Audio By Carbonatix
Bank of Ghana Governor, Dr Johnson Asiama, has assured that Ghana will be able to exit the current programme with the International Monetary Fund (IMF) next year.
According to him, the country is currently ahead of most of the targets and benchmarks under the IMF programme.
The Governor noted that Ghana has worked hard to undertake the necessary reforms to firmly stabilise the economy.
Dr Asiama gave the assurance during an interaction with the IMF’s Director of the African Department, Abebe Selassie, on the sidelines of the IMF/World Bank Annual Meetings in Washington DC.
The discussion formed part of the “Governor Talks Series” organised by the IMF, focusing on Ghana’s recent macroeconomic journey—marked by external shocks, fiscal vulnerabilities, and a challenging global environment.
The Governor’s assurance comes at a time when there have been reports suggesting that the country could be forced to extend the IMF programme to give investors and development partners confidence in government’s commitment to fiscal discipline.
However, Dr Asiama’s remarks appear to calm such fears.
“We should not forget that when this administration took over, there were concerns that we should cancel the programme, and there were doubts about whether we could carry on with it,” he said.
“But the current developments show that we have delivered and turned things around,” he added.
He further noted that “the current ECF programme has also introduced a lot of structural reforms, including those designed to strengthen the Bank of Ghana’s operational capacity and its monetary policy framework.”
Ghana signed up for the IMF programme in 2023, which is expected to end in May 2026. According to the Fund, it has already advanced more than US$2 billion to support Ghana’s economic recovery.
Dr.
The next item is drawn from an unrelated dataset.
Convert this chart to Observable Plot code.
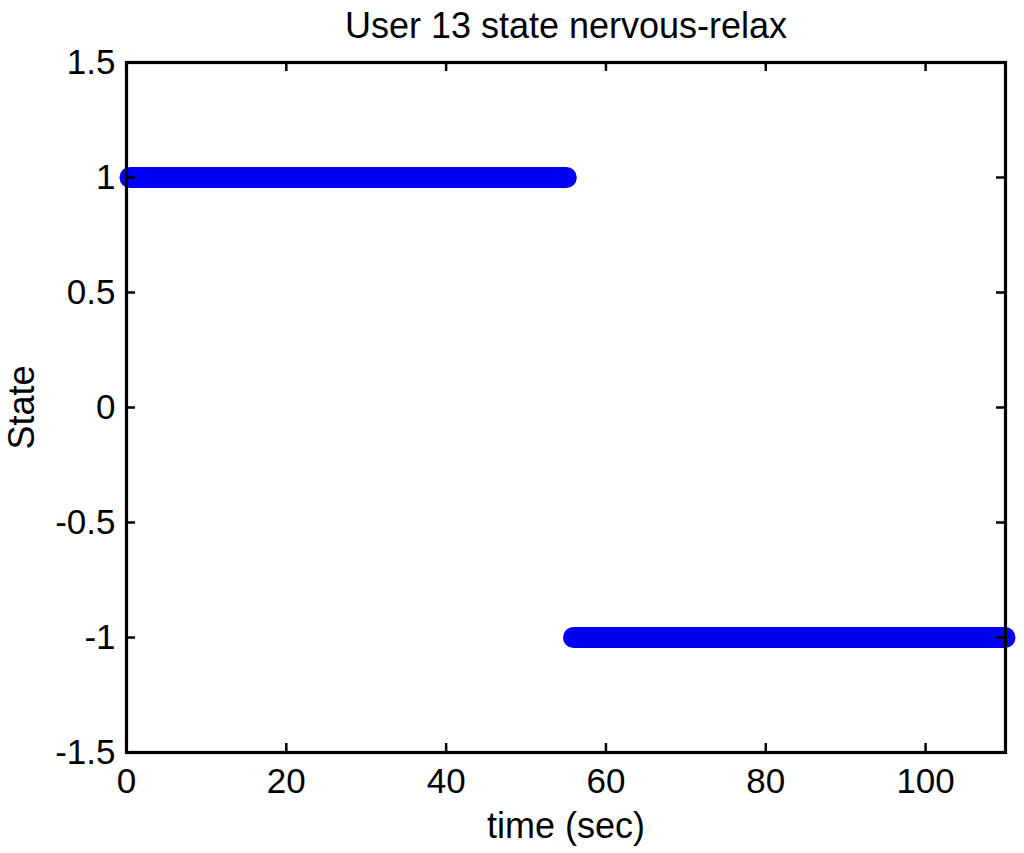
<!DOCTYPE html>
<html>
<head>
<meta charset="utf-8">
<script src="https://cdn.jsdelivr.net/npm/d3@7"></script>
<script src="https://cdn.jsdelivr.net/npm/@observablehq/plot@0.6"></script>
<style>
  html, body { margin: 0; padding: 0; background: #fff; }
  #chart svg { display: block; }
</style>
</head>
<body>
<div id="chart"></div>
<script>
const titleText = "User 13 state nervous-relax";
const xLabel = "time (sec)";
const yLabel = "State";
const xTicks = [0, 20, 40, 60, 80, 100];
const yTicks = [-1.5, -1, -0.5, 0, 0.5, 1, 1.5];
const yTickLabels = ["-1.5", "-1", "-0.5", "0", "0.5", "1", "1.5"];
// state segments: the densely sampled markers form continuous runs
const segStart = [0.5, 56.0];
const segEnd = [55.1, 110];
const segState = [1, -1];

const segments = segState.map((s, i) => ({start: segStart[i], end: segEnd[i], state: s}));

const W = 1024, H = 853;
const mL = 126, mR = 19, mT = 62, mB = 101;
const frameW = W - mL - mR, frameH = H - mT - mB;
const tickLen = 9;
const font = "'Liberation Sans', Arial, Helvetica, sans-serif";

const plot = Plot.plot({
  width: W,
  height: H,
  marginLeft: mL,
  marginRight: mR,
  marginTop: mT,
  marginBottom: mB,
  style: {fontFamily: font, fontSize: "35px", color: "black", background: "white"},
  x: {domain: [0, 110]},
  y: {domain: [-1.5, 1.5]},
  marks: [
    Plot.ruleY(segments, {
      y: "state", x1: "start", x2: "end",
      stroke: "#0000f5", strokeWidth: 21, strokeLinecap: "round"
    }),
    Plot.frame({stroke: "black", strokeWidth: 3.2}),
    // inward ticks (MATLAB style) on all four sides
    Plot.tickX(xTicks, {x: d => d, stroke: "black", strokeWidth: 2.5, insetTop: frameH - tickLen}),
    Plot.tickX(xTicks, {x: d => d, stroke: "black", strokeWidth: 2.5, insetBottom: frameH - tickLen}),
    Plot.tickY(yTicks, {y: d => d, stroke: "black", strokeWidth: 2.5, insetRight: frameW - tickLen}),
    Plot.tickY(yTicks, {y: d => d, stroke: "black", strokeWidth: 2.5, insetLeft: frameW - tickLen}),
    Plot.axisX({ticks: xTicks, tickSize: 0, tickPadding: 16, label: null, fontSize: 35, fill: "black"}),
    Plot.axisY({ticks: yTicks, tickSize: 0, tickPadding: 11, label: null, fontSize: 35, fill: "black",
      tickFormat: d => yTickLabels[yTicks.indexOf(d)]}),
    Plot.text([xLabel], {frameAnchor: "bottom", dy: 74, lineAnchor: "middle", textAnchor: "middle", fontSize: 36, fill: "black"}),
    Plot.text([yLabel], {frameAnchor: "left", dx: -104.5, rotate: -90, lineAnchor: "middle", textAnchor: "middle", fontSize: 36, fill: "black"}),
    Plot.text([titleText], {frameAnchor: "top", dy: -36.5, lineAnchor: "middle", textAnchor: "middle", fontSize: 36, fill: "black"})
  ]
});
document.getElementById("chart").appendChild(plot);
</script>
</body>
</html>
Asiama also praised the IMF for the support it has provided to help stabilise the economy.
Ghana’s Economic Recovery
The Governor highlighted some of the drastic measures undertaken by both fiscal and monetary authorities to stabilise the economy.
“We met an economy that was challenged, with high levels of inflation, and this was our priority when this administration took over,” he said.
Dr. Asiama added that the Bank of Ghana worked hard to tighten monetary policy and step up liquidity management.
He revealed that following the high inflation levels experienced in 2023 and 2024, the central bank moved swiftly to raise the policy rate and strengthen liquidity controls.
“These measures have helped to reduce inflation to 9.4 per cent as of September 2025,” he said.
“Our policies, going forward, will be data-driven and adaptable to changes in the economy,” the Governor added.
On sustaining the current inflation levels, Dr Asiama emphasised that “now that inflation is within the target band, the challenge is to sustain the gains by continuing to implement sound monetary and exchange rate policies to ensure inflation remains within target.”
He also highlighted the critical role of Ghana’s Gold for Reserves programme, saying it has yielded positive results and enabled the Bank of Ghana to build its reserves.
Exchange Rate Framework
Dr Asiama disclosed that, in collaboration with the IMF, the Bank of Ghana has developed a structured foreign exchange operations framework to intermediate FX flows and smooth excessive market volatility while building international reserves.
“As these framework changes take place, they will bring further transparency to our foreign exchange market operations and help ease volatilities in the market,” the Governor said.